What Are Nautical Time Zones?

Nautical time zones are a theoretical system of 25 zones (including a split zone at the date line), each covering 15 degrees of longitude. Unlike land-based time zones, they follow geography precisely — no bending for political borders. They are primarily used on the high seas, where no national jurisdiction applies.

The 25 Nautical Zones

The zones are identified by letters, similar to military time zones:

  • Zone Z (0°) = UTC+0
  • Zone A (0°–15°E) = UTC+1, Zone B (15°–30°E) = UTC+2 … Zone M (165°–180°E) = UTC+12
  • Zone N (0°–15°W) = UTC−1, Zone O (15°–30°W) = UTC−2 … Zone Y (165°–180°W) = UTC−12
  • Zone M* (split at the date line): the area from 172.5°W to 180° and 180° to 172.5°E

How Ships Keep Time

On ocean voyages, ships traditionally change their clocks by one hour when they cross each 15-degree meridian. On a westbound Pacific crossing, clocks are set back one hour roughly every day, and passengers and crew experience slightly longer days. The reverse happens eastbound.

Modern merchant ships and naval vessels keep UTC as ship time for navigation, safety systems, and communications, while setting crew schedules and mealtimes to a local zone — sometimes an arbitrary one chosen by the captain for passenger convenience.

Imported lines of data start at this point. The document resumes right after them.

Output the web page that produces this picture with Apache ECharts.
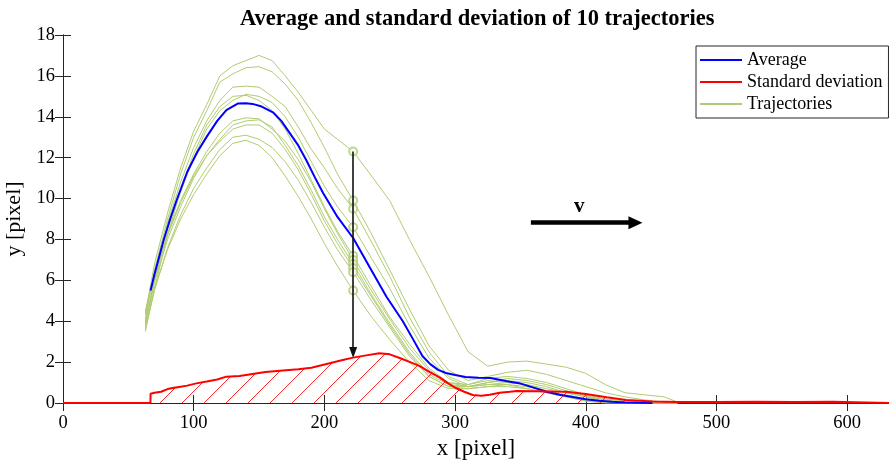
<!DOCTYPE html>
<html><head><meta charset="utf-8">
<script src="https://cdn.jsdelivr.net/npm/echarts@6/dist/echarts.min.js"></script>
<style>html,body{margin:0;padding:0;background:#fff}#c{width:889px;height:461px}</style>
</head><body><div id="c"></div><script>
// ---- data ----
const trajX = [63,70,80,90,100,110,120,130,140,150,160,170,180,190,200,210,222,235,250,265,280,295,310,325,340,355,370,385,400,415,430,445,460,470];
const trajA = [4.4,6.8,9.3,11.5,13.3,14.6,16.0,16.5,16.75,17.0,16.75,16.0,15.2,14.3,13.4,12.9,12.3,11.2,9.9,8.0,6.2,4.3,2.5,1.8,2.0,2.05,1.9,1.75,1.45,0.9,0.5,0.4,0.3,0.05];
const trajB = [4.1,6.5,9.0,11.2,13.0,14.3,15.7,16.1,16.4,16.45,16.2,15.6,14.8,13.7,12.5,11.2,9.9,8.4,6.5,4.6,2.8,1.6,1.1,1.3,1.5,1.6,1.4,1.1,0.8,0.5,0.3,0.15,0.05,0];
const trajC = [3.9,6.0,8.8,10.8,12.5,13.8,14.8,15.45,15.5,15.45,15.0,14.5,13.5,12.4,11.5,10.5,9.5,8.0,6.2,4.2,2.5,1.3,0.9,1.2,1.3,1.2,1.0,0.7,0.4,0.2,0.1,0.05,0,0];
const trajD = [4.3,6.3,8.5,10.3,12.0,13.4,14.3,14.8,15.1,15.0,14.7,14.0,13.0,11.8,10.6,9.6,8.6,7.2,5.6,3.8,2.2,1.2,0.8,1.0,1.2,1.1,0.9,0.6,0.35,0.15,0.05,0,0,0];
const trajE = [3.5,5.6,8.2,10.4,12.2,13.6,14.5,15.0,15.05,14.8,14.3,13.4,12.2,10.9,9.6,8.4,7.2,5.8,4.2,2.9,1.7,1.0,0.9,1.1,1.0,0.9,0.7,0.5,0.3,0.1,0,0,0,0];
const trajF = [4.0,6.0,8.3,9.9,11.2,12.3,13.2,13.8,13.95,13.9,13.4,12.8,11.9,10.8,9.5,8.3,7.0,5.6,4.1,2.7,1.6,1.0,0.8,0.9,1.0,0.9,0.6,0.4,0.2,0.1,0,0,0,0];
const trajG = [3.8,5.9,8.0,9.6,11.0,12.1,12.9,13.6,13.8,13.85,13.5,12.6,11.6,10.4,9.1,8.0,6.8,5.4,3.9,2.5,1.4,0.9,0.8,1.0,1.1,1.0,0.8,0.5,0.3,0.15,0.05,0,0,0];
const trajH = [4.5,6.3,8.2,9.8,11.1,12.1,12.8,13.4,13.6,13.6,13.2,12.4,11.4,10.2,8.9,7.8,6.6,5.3,3.8,2.4,1.3,0.8,0.8,0.9,0.9,0.8,0.6,0.35,0.15,0.05,0,0,0,0];
const trajI = [3.6,5.5,7.6,9.2,10.5,11.5,12.4,13.0,13.1,12.9,12.5,11.8,10.9,9.8,8.6,7.5,6.4,5.1,3.7,2.3,1.3,0.8,0.7,0.8,0.9,0.7,0.5,0.3,0.1,0,0,0,0,0];
const trajJ = [3.7,5.6,7.5,9.0,10.2,11.2,12.1,12.7,12.85,12.6,12.0,11.1,10.1,9.0,7.8,6.7,5.5,4.3,3.1,2.0,1.1,0.7,0.7,0.8,0.8,0.7,0.5,0.3,0.1,0,0,0,0,0];

const avgX = [67,70,77,82,87,95,103,110,118,125,134,140,145,152,161,167,173.5,180,186,193,199,210,222,235,247.5,260,268,275,281,287,293,300,308,318,327,335,342,349,360,370,380,390,400,410,420,430,440,451];
const avgY = [5.5,6.3,7.97,9.0,9.93,11.3,12.3,13.03,13.8,14.33,14.65,14.66,14.63,14.5,14.2,13.8,13.2,12.6,11.9,11.0,10.27,9.1,8.07,6.6,5.2,4.0,3.1,2.3,1.9,1.62,1.47,1.37,1.27,1.23,1.22,1.13,1.04,0.97,0.75,0.55,0.4,0.29,0.18,0.11,0.06,0.03,0.01,0.0];

const stdX = [0,66.9,67,70,75,80,84,90,95,102,110,118,125,135,145,155,166,180,190,204,214,222,232,242,250,257.6,268,273,280,288,295,301,307,313.5,320,326.5,334,342,347,360,375,385,400,416,431,451,470,500,530,560,589,589.5,632];
const stdY = [0,0,0.45,0.5,0.55,0.68,0.73,0.8,0.85,0.96,1.05,1.15,1.29,1.32,1.42,1.52,1.58,1.65,1.72,1.94,2.1,2.22,2.33,2.43,2.38,2.2,1.94,1.8,1.53,1.25,0.95,0.72,0.55,0.39,0.36,0.4,0.5,0.55,0.59,0.58,0.56,0.55,0.44,0.28,0.15,0.07,0.05,0.05,0.06,0.05,0.06,0,0];

const xTicks = [0,100,200,300,400,500,600];
const yTicks = [0,2,4,6,8,10,12,14,16,18];
const sampleX = 222;
// ---- end data ----

const trajectories = [trajA,trajB,trajC,trajD,trajE,trajF,trajG,trajH,trajI,trajJ];
const sIdx = trajX.indexOf(sampleX);
const circles = trajectories.map(t => [sampleX, t[sIdx]]);
const topCircle = Math.max(...circles.map(c => c[1]));
const stdAtSample = stdY[stdX.indexOf(sampleX)];

const FONT = 'Liberation Serif';
const GREEN = '#B0CC72';
const HATCH_STEP = 22;   // px between hatch lines
const HATCH_PHASE = 160; // px where one hatch line meets the baseline

const series = [];
trajectories.forEach(t => {
  series.push({
    name: 'Trajectories', type: 'line', data: trajX.map((x, i) => [x, t[i]]),
    showSymbol: false, symbol: 'none', lineStyle: { color: GREEN, width: 1 }, itemStyle: { color: GREEN },
    z: 2, silent: true
  });
});
series.push({
  name: 'circles', type: 'scatter', data: circles, symbol: 'emptyCircle', symbolSize: 8,
  itemStyle: { color: GREEN, borderColor: GREEN, borderWidth: 1.2 }, z: 3, silent: true,
  markLine: {
    silent: true, symbol: ['none', 'triangle'], symbolSize: [8, 11], label: { show: false },
    lineStyle: { color: '#111', width: 1.6, type: 'solid' },
    data: [[{ coord: [sampleX, topCircle] }, { coord: [sampleX, stdAtSample + 0.25] }]]
  }
});
series.push({
  name: 'Average', type: 'line', data: avgX.map((x, i) => [x, avgY[i]]),
  showSymbol: false, symbol: 'none', lineStyle: { color: '#0000FF', width: 2 }, itemStyle: { color: '#0000FF' }, z: 4, silent: true
});
// hatching under the standard deviation curve (45° red lines clipped by the curve)
series.push({
  name: 'hatch', type: 'custom', coordinateSystem: 'cartesian2d', data: [[0, 0]], silent: true, z: 4,
  renderItem: function (params, api) {
    const pts = stdX.map((x, i) => api.coord([x, stdY[i]]));
    const base = api.coord([0, 0])[1];
    const left = pts[0][0], right = pts[pts.length - 1][0];
    function curveY(px) {
      for (let i = 0; i < pts.length - 1; i++) {
        const a = pts[i], b = pts[i + 1];
        if (px >= a[0] && px <= b[0]) {
          if (b[0] === a[0]) return Math.min(a[1], b[1]);
          return a[1] + (b[1] - a[1]) * (px - a[0]) / (b[0] - a[0]);
        }
      }
      return base;
    }
    const children = [];
    let start = HATCH_PHASE;
    while (start - HATCH_STEP >= left) start -= HATCH_STEP;
    for (let x0 = start; x0 < right; x0 += HATCH_STEP) {
      if (base - curveY(x0 + 0.5) < 0.8) continue;
      let t = 0;
      while (x0 + t < right) {
        const nt = t + 0.25;
        if (base - nt < curveY(x0 + nt)) break;
        t = nt;
      }
      if (t < 0.5) continue;
      children.push({ type: 'line', shape: { x1: x0, y1: base, x2: x0 + t, y2: base - t },
        style: { stroke: '#FF2A2A', lineWidth: 1 } });
    }
    return { type: 'group', children: children };
  }
});
series.push({
  name: 'Standard deviation', type: 'line', data: stdX.map((x, i) => [x, stdY[i]]),
  showSymbol: false, symbol: 'none', lineStyle: { color: '#FF0000', width: 2 }, itemStyle: { color: '#FF0000' },
  z: 5, silent: true,
  markLine: {
    silent: true, symbol: ['none', 'triangle'], symbolSize: [13, 14],
    lineStyle: { color: '#000', width: 4.5, type: 'solid' },
    label: { show: true, position: 'insideMiddleTop', formatter: 'v', fontFamily: FONT, fontSize: 21, fontWeight: 'bold', color: '#000', distance: 6, offset: [-4, 0] },
    data: [[{ coord: [358, 8.82] }, { coord: [438, 8.82] }]]
  }
});

const chart = echarts.init(document.getElementById('c'), null, { renderer: 'canvas' });
chart.setOption({
  animation: false,
  backgroundColor: '#fff',
  title: {
    text: 'Average and standard deviation of 10 trajectories', left: 235, top: 3,
    textStyle: { fontFamily: FONT, fontSize: 22.5, fontWeight: 'bold', color: '#000' }
  },
  legend: {
    data: ['Average', 'Standard deviation', 'Trajectories'],
    orient: 'vertical', left: 696, top: 46, icon: 'rect', itemWidth: 42, itemHeight: 2, itemGap: 4,
    padding: [5, 6, 5, 4], borderColor: '#262626', borderWidth: 1, backgroundColor: '#fff',
    textStyle: { fontFamily: FONT, fontSize: 18, lineHeight: 18, color: '#000' }
  },
  grid: { left: 63, right: 0, top: 35, bottom: 58, containLabel: false, outerBoundsMode: 'none' },
  xAxis: [{
    type: 'value', min: 0, max: 632, interval: 100, position: 'bottom',
    axisLine: { lineStyle: { color: '#262626', width: 1 } },
    axisTick: { inside: true, length: 8, lineStyle: { color: '#262626' }, customValues: xTicks },
    axisLabel: { fontFamily: FONT, fontSize: 18.5, color: '#000', margin: 11, customValues: xTicks },
    splitLine: { show: false },
    name: 'x [pixel]', nameLocation: 'middle', nameGap: 33,
    nameTextStyle: { fontFamily: FONT, fontSize: 23, color: '#000' }
  }, {
    type: 'value', min: 0, max: 632, interval: 100, position: 'top',
    axisLine: { lineStyle: { color: '#262626', width: 1 } },
    axisTick: { inside: true, length: 8, lineStyle: { color: '#262626' } },
    axisLabel: { show: false }, splitLine: { show: false }
  }],
  yAxis: [{
    type: 'value', min: 0, max: 18, interval: 2, position: 'left',
    axisLine: { show: true, lineStyle: { color: '#262626', width: 1 } },
    axisTick: { show: true, inside: true, length: 8, lineStyle: { color: '#262626' }, customValues: yTicks },
    axisLabel: { fontFamily: FONT, fontSize: 18.5, color: '#000', margin: 8, customValues: yTicks },
    splitLine: { show: false },
    name: 'y [pixel]', nameLocation: 'middle', nameGap: 29,
    nameTextStyle: { fontFamily: FONT, fontSize: 22, color: '#000' }
  }, {
    type: 'value', min: 0, max: 18, interval: 2, position: 'right',
    axisLine: { show: true, lineStyle: { color: '#262626', width: 1 } },
    axisTick: { show: true, inside: true, length: 8 }, axisLabel: { show: false }, splitLine: { show: false }
  }],
  series: series
});
</script></body></html>
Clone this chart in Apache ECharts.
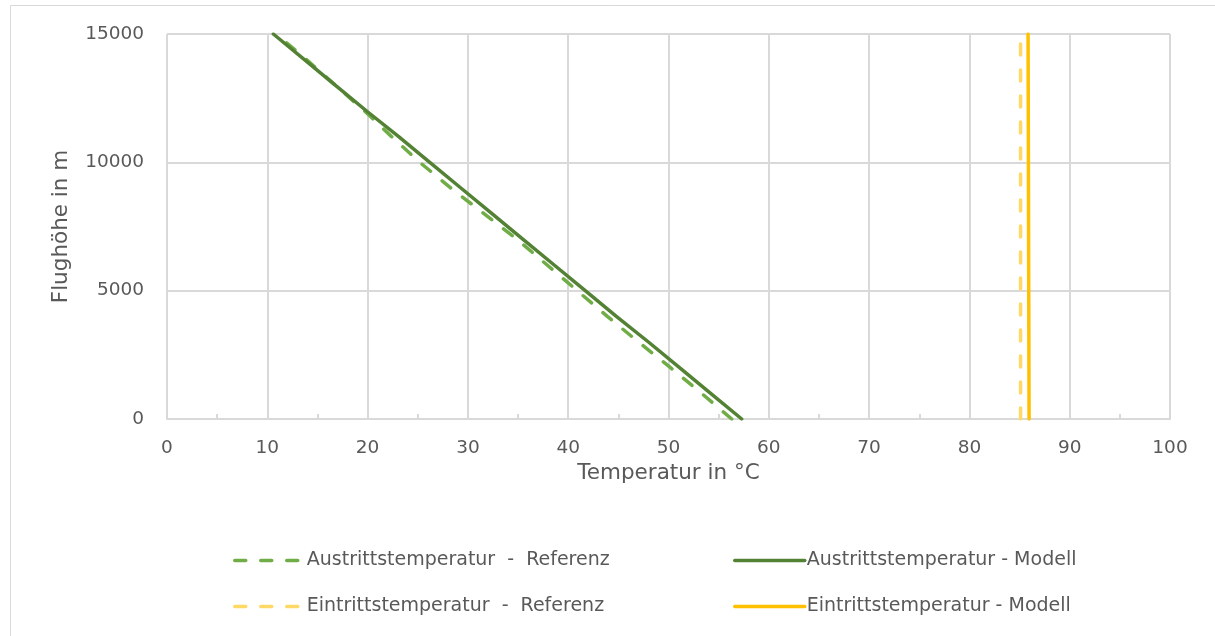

Celestial Navigation and Time

Historically, accurate timekeeping was essential for celestial navigation. A navigator uses a sextant to measure the sun's altitude at solar noon, then compares the observed noon to their chronometer (set to Greenwich time). The difference reveals the ship's longitude. One second of time error equals 1,852 meters (one nautical mile) of positional error at the equator.

Modern GPS and Time

GPS satellites broadcast extremely precise UTC timestamps in their signals. Modern ship navigation relies on GPS rather than celestial methods, but the underlying dependence on precise time has not changed. GPS receivers must know the current UTC time to triangulate position accurately, with errors of a single microsecond translating to about 300 meters of positional error.

Nautical vs. Military vs. Civilian

Nautical zones use the same letter designations as military zones. The key difference is that nautical zones are rigidly geographic (15° bands), while military zones simply assign letters to UTC offsets that may be used on land or sea. Civilian time zones ignore precise geography entirely in favor of political convenience.